The Jamaican born footballer has been England’s best player throughout the tournament, being the only England team member to score for the three lions until Kane’s goal. Before the tournament started many among the British press were calling for Sterling to be dropped and the likes of Jack Grealish and Phil Foden to take his place. However, Southgate stuck with the Manchester City forward and has been rewarded with key performances from the player.

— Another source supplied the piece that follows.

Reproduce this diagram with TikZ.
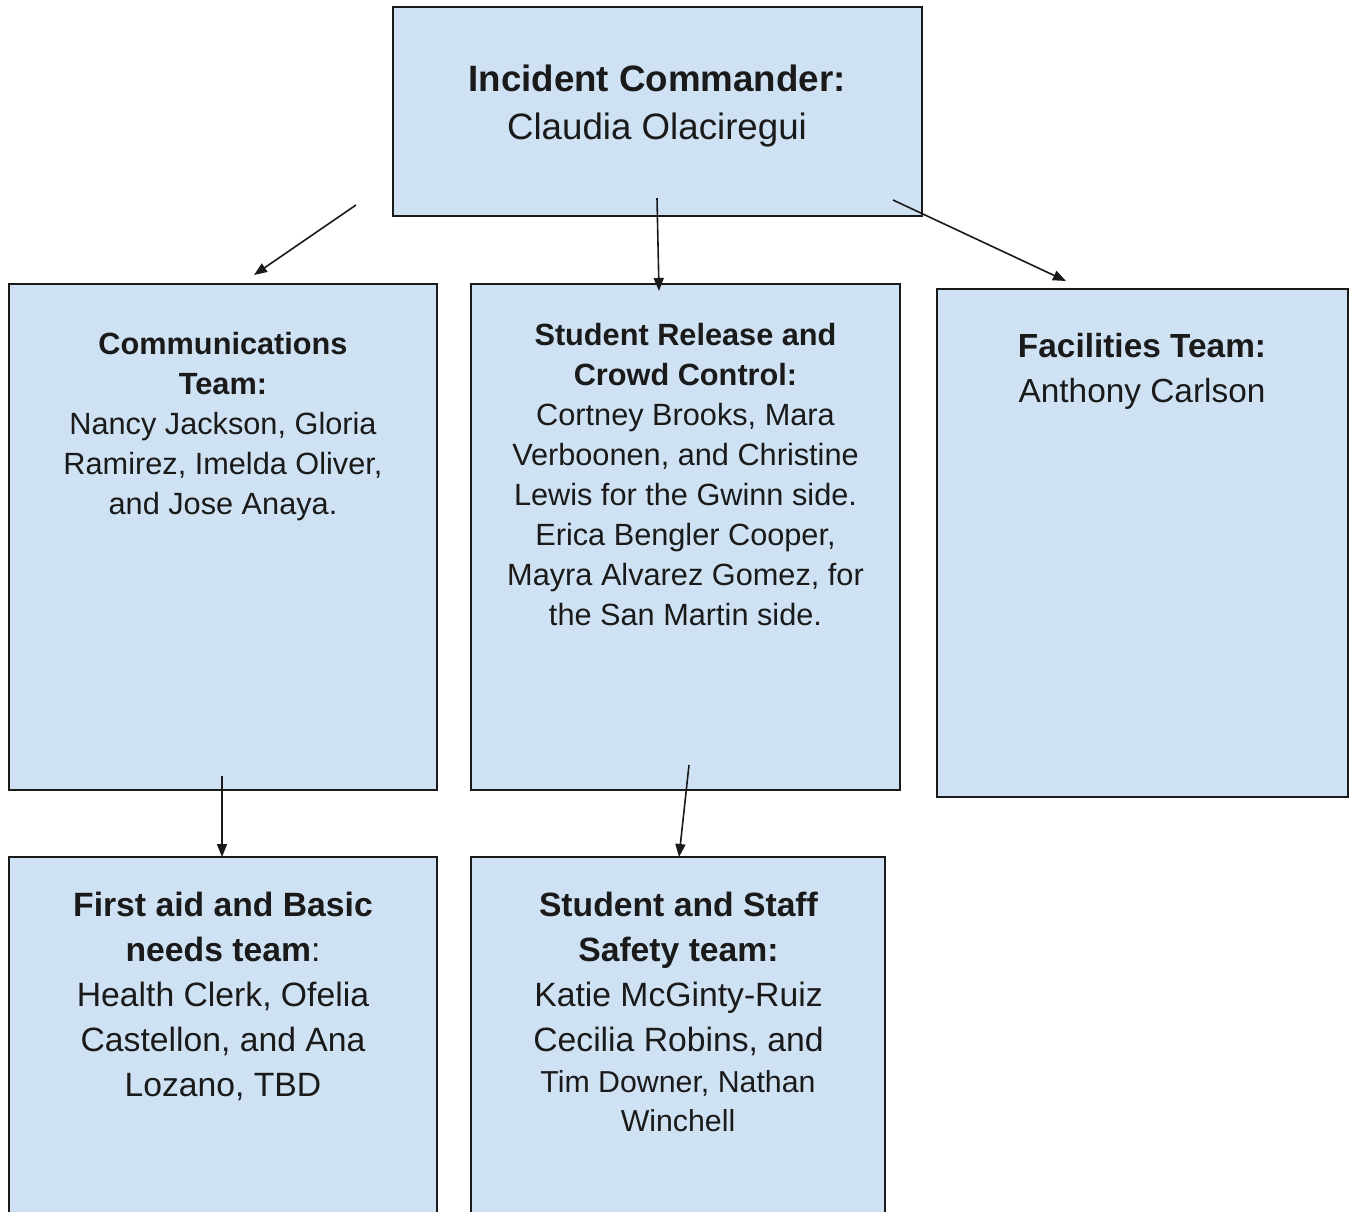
\documentclass[tikz,border=0pt]{standalone}
\usepackage{fontspec}
\setmainfont{Liberation Sans}
\usetikzlibrary{arrows.meta}
\definecolor{boxblue}{HTML}{CFE2F3}
\definecolor{inkblack}{HTML}{1A1A1A}
\begin{document}
\begin{tikzpicture}[x=1pt,y=-1pt,
  box/.style={draw=inkblack, line width=1.8pt, fill=boxblue, anchor=north west, outer sep=0pt, inner sep=0pt},
  conn/.style={draw=inkblack, line width=1.6pt, -{Triangle[length=13pt,width=10pt]}},
  txt/.style={anchor=north, align=center, inner sep=0pt, text=inkblack}]
\clip (0,0) rectangle (1349,1211);
\fill[white] (0,0) rectangle (1349,1211);
% boxes
\node[box, minimum width=529pt, minimum height=209pt] (ic) at (393,7) {};
\node[box, minimum width=428pt, minimum height=506pt] (comm) at (9,284) {};
\node[box, minimum width=429pt, minimum height=506pt] (srcc) at (471,284) {};
\node[box, minimum width=411pt, minimum height=508pt] (fac) at (937,289) {};
\node[box, minimum width=428pt, minimum height=420pt] (aid) at (9,857) {};
\node[box, minimum width=414pt, minimum height=420pt] (safe) at (471,857) {};
% texts
\node[txt, font=\fontsize{36.7}{48}\selectfont] (ictxt) at (657,64.4)
  {\textbf{Incident Commander:}\\Claudia Olaciregui};
\node[txt, font=\fontsize{30.7}{40}\selectfont] (commtxt) at (223,331.6)
  {\textbf{Communications}\\\textbf{Team:}\\Nancy Jackson, Gloria\\Ramirez, Imelda Oliver,\\and Jose Anaya.};
\node[txt, font=\fontsize{30.7}{40}\selectfont] (srcctxt) at (685.5,322.6)
  {\textbf{Student Release and}\\\textbf{Crowd Control:}\\Cortney Brooks, Mara\\Verboonen, and Christine\\Lewis for the Gwinn side.\\Erica Bengler Cooper,\\Mayra Alvarez Gomez, for\\the San Martin side.};
\node[txt, font=\fontsize{33.4}{45}\selectfont] (factxt) at (1142,332.6)
  {\textbf{Facilities Team:}\\Anthony Carlson};
\node[txt, font=\fontsize{33.7}{45}\selectfont] (aidtxt) at (223,891.5)
  {\textbf{First aid and Basic}\\\textbf{needs team}:\\Health Clerk, Ofelia\\Castellon, and Ana\\Lozano, TBD};
\node[txt, font=\fontsize{33.7}{45}\selectfont] (safetxt) at (678.5,891.5)
  {\textbf{Student and Staff}\\\textbf{Safety team:}\\Katie McGinty-Ruiz\\Cecilia Robins, and};
\node[txt, font=\fontsize{30.3}{39}\selectfont] (safetxtb) at (678,1070.8)
  {Tim Downer, Nathan\\Winchell};
% connector ends
\coordinate (a1s) at (356,205); \coordinate (a1e) at (254,275);
\coordinate (a2s) at (657,198); \coordinate (a2e) at (659,291);
\coordinate (a3s) at (893,200); \coordinate (a3e) at (1066,281);
\coordinate (a4s) at (222,776); \coordinate (a4e) at (222,857);
\coordinate (a5s) at (689,765); \coordinate (a5e) at (679,857);
\draw[conn] (a1s) -- (a1e);
\draw[conn] (a2s) -- (a2e);
\draw[conn] (a3s) -- (a3e);
\draw[conn] (a4s) -- (a4e);
\draw[conn] (a5s) -- (a5e);
\end{tikzpicture}
\end{document}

Sterling has consistently had to push past criticism from the press ever since his Premier League career began. In 2015 he was called “greedy” by the Mirror during his contract negotiations, the Sun also called him a “troubled youth” and a “footie idiot” in tweets in 2016, he’s been mocked for eating pasties from Greggs, shopping in Poundland and using EasyJet and for having a £50k Merceded and Bentleys worth £100,000s. Whether he spends the money he earns or behaves like any other young man from North London the press has ridiculed him.
More personally, the Sun called him the “prem rat of the Caribbean” in 2017 after he was photographed on holiday with a female friend. This same paper contacted anti-gun groups to see if the player should be banned from playing in the World Cup due to a gun tattoo he got on his leg, the tattoo serving as a tribute to his father who was shot dead in Jamaica when Sterling was two years old. After racist suffering racist at a Chelsea game in 2018 Sterling spoke out and called out the media for years of vitriol directed at him. He pointed out the disparity between the media’s treatment of black and white players, noting how a young Phil Foden was praised for buying his mum a multi-million-pound house while he and another young black player were chastised for doing the same thing.
He wrote that this difference “helps fuel racism” and called for the press to “give all players an equal chance.”
Yet it seems the press still isn’t willing to give him the treatment he deserves. All he can do is continue to perform at his best, scoring goals and flying down the wing and hope his consistent performances and upstanding behaviour will make some in the press change their minds.